We take all feedback seriously, so we sought out some advice from relevant experts who confirmed there are no second class Sacraments in the Catholic Church. And that as a vocational Sacrament, Matrimony was as critical to the mission of the Church as Holy Orders (also known as Priesthood).
While this couple had a deep love and reverence for ‘The Sacraments’ (by which they meant the Eucharist and Penance) which is wonderful, our problem was not with their reverence for these Sacraments. It was with their lack of reverence for the Sacramental vocation by which they had been called by God to live: Matrimony.
They had adopted the common cultural misconception of Matrimony as an inferior state of life to religious life. This led them to denigrate Matrimony and so miss the spiritual elements unique to marital life, especially their sexual union; seeing their relationship with its sexual nature and earthy realities somehow in opposition to their quest for holiness.
We had a similar discussion with yet another couple who expressed disapproval at our suggestion that married couples might make love on Fridays, the traditional day of penance for Christians.
If only these couples had had a copy of The Catholic Marriage Manual! If you have ever doubted the importance of your vocation to marriage, this book wants to set the record straight: “Your marriage is not to be belittled as some second-rate way of life. This is where God wants you to be. Matrimony is the state God from all eternity summoned you to.”
In other words, God calls married couples to holiness, not despite their married state, but rather through it. Our marriage is our way to God and our holiness needs to find expression in and through the reality of family life with all its messiness, unpredictability and yes, sexual passions.
For those who are students of Saint John Paul’s Theology of the Body, none of this is news. What is a bit of a surprise to us, is that this book was published twenty years before the Theology of Body, on a different continent, before even the sexual revolution had taken root. Clearly, this way of thinking is not a digression from the theological tradition, but an authentic development of it.

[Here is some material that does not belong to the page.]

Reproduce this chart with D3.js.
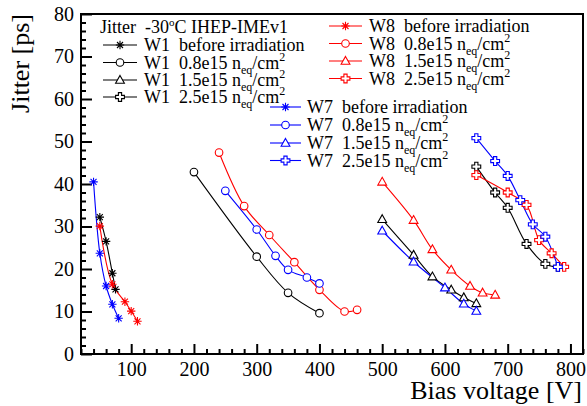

It’s Passion Sunday this week, and we are reminded that Christ’s passion was profoundly holy. It was the total outpouring of himself, in love for each of us.
Likewise, our passion as a couple is also called to be holy in imitation of Christ. It is not a passion that seeks gratification for the self. Rather, it is a passion that yearns for union and communion with the other. It is an urgent longing that inspires us to overcome our selfish inclinations as we seek to serve each other in love.